I had a very close friend named Mandy…I thought :) We did everything together. I thought it was mutual. She later had a mutual friend tell me (in our school cafeteria) I was too possessive. I was shocked and very embarrassed. 15 years later and I still remember it. I was just a really nice kid. I thought I had a good friend.
My point in a nutshell:
She might be needy, she might rely on you for a lot. If that bothers you it would be nice of you to find a gentle way of hinting that. Please don’t just come out of the blue and hurt her feelings (or have someone else do it for you).
I am sure you have the best of intentions but, it hurts when you find out your buddy finds you “obsessive” or “needy”. She seriously might have no idea. She might think it is a mutual bond…

absalom's avatar

@jenandcolin (I’m guessing it’s Jen and not Colin) is probably correct. Several years ago I was also the allegedly possessive / obsessive friend, but really what it came to was that my friend and I had different definitions of friendship and different needs, etc.
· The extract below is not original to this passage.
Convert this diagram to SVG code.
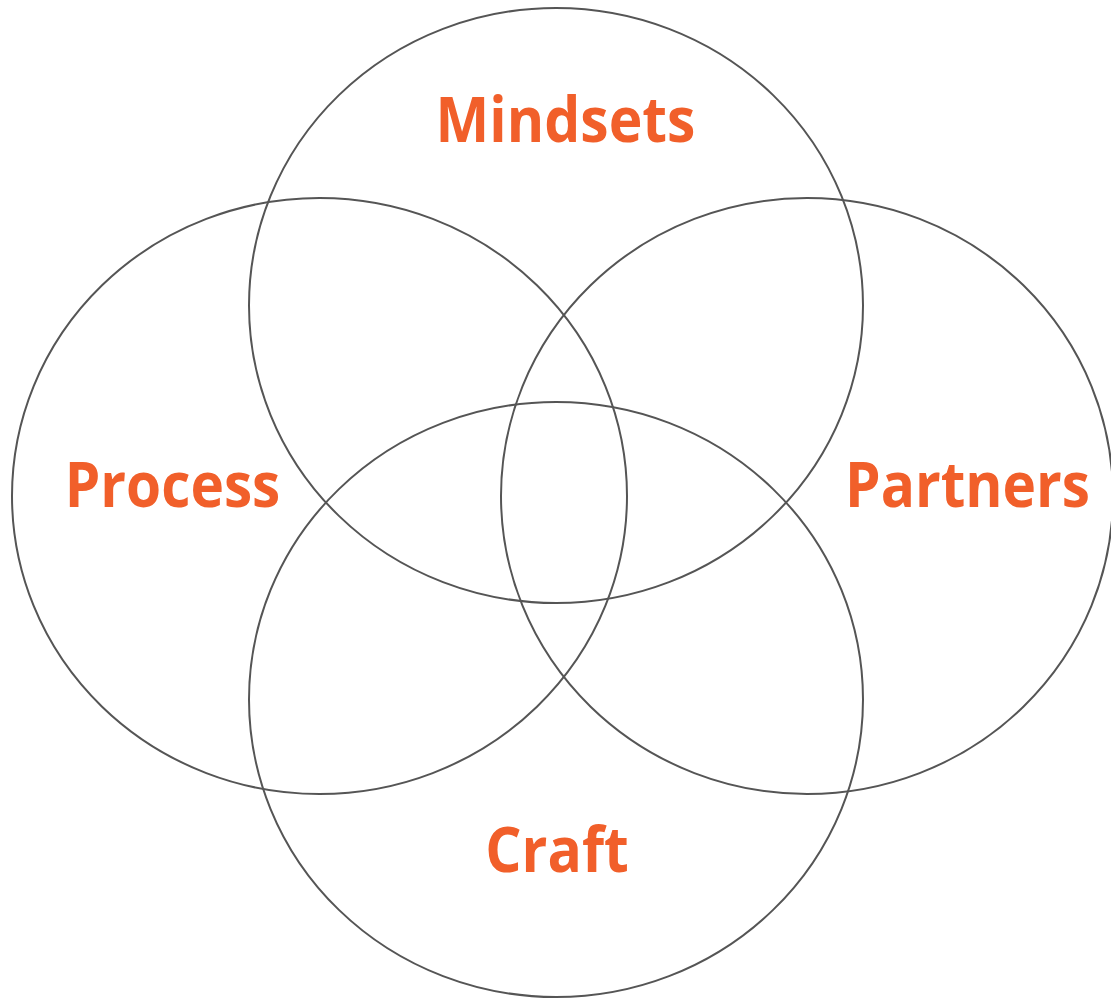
<svg xmlns="http://www.w3.org/2000/svg" width="1111" height="1000" viewBox="0 0 1111 1000">
  <style>
    .ring { fill: none; stroke: #555555; stroke-width: 2; }
    .label { font-family: "Open Sans", "Noto Sans", "Liberation Sans", sans-serif; font-weight: 700; font-size: 62px; fill: #F15F2A; text-anchor: middle; }
  </style>
  <rect width="1111" height="1000" fill="#FFFFFF"/>
  <g id="mindsets">
    <ellipse class="ring" cx="556" cy="305.5" rx="307" ry="297.5"/>
    <text class="label" transform="translate(565.5 142) scale(0.92 1)">Mindsets</text>
  </g>
  <g id="process">
    <ellipse class="ring" cx="319.5" cy="496" rx="307.5" ry="298"/>
    <text class="label" transform="translate(172.5 507) scale(0.915 1)">Process</text>
  </g>
  <g id="partners">
    <ellipse class="ring" cx="807" cy="496" rx="306" ry="298"/>
    <text class="label" transform="translate(967.5 507) scale(0.915 1)">Partners</text>
  </g>
  <g id="craft">
    <ellipse class="ring" cx="556" cy="699.5" rx="307" ry="297.5"/>
    <text class="label" transform="translate(557 872) scale(0.92 1)">Craft</text>
  </g>
  <g id="connectors"/>
</svg>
Things are different now, but of course we’re still close.

Maybe that’s what’s going on here, I don’t know.

Zyx's avatar

Obsessive doesn’t really seem justified. Infatuated maybe?

The_Inquisitor's avatar

Maybe she just doesn’t like to be independent… Perhaps she is just clingy.. I remember back in elementary school, and high school.. friends would always go with each other to the washroom, and hang out with each other even when we’re not doing anything… pretty much follow each other everywhere!

I know someone though, on the other hand, who feels as you do. She would think that people were annoying when they wanted to follow her everywhere. example:

friend: “where are you going?”
her: “Home, to study.”
friend: “oh okay.. can I follow you home?”
her: “To do what?...”
friend: “Umm.. watch you study? I have nothing to do at home!”
her: (rolls eyes, deep sigh)

I wouldn’t use the word “obsessive” though.

gondwanalon's avatar

I concur with @curiouscat in that the word “obsessive” doesn’t seem right. How about just plain weird?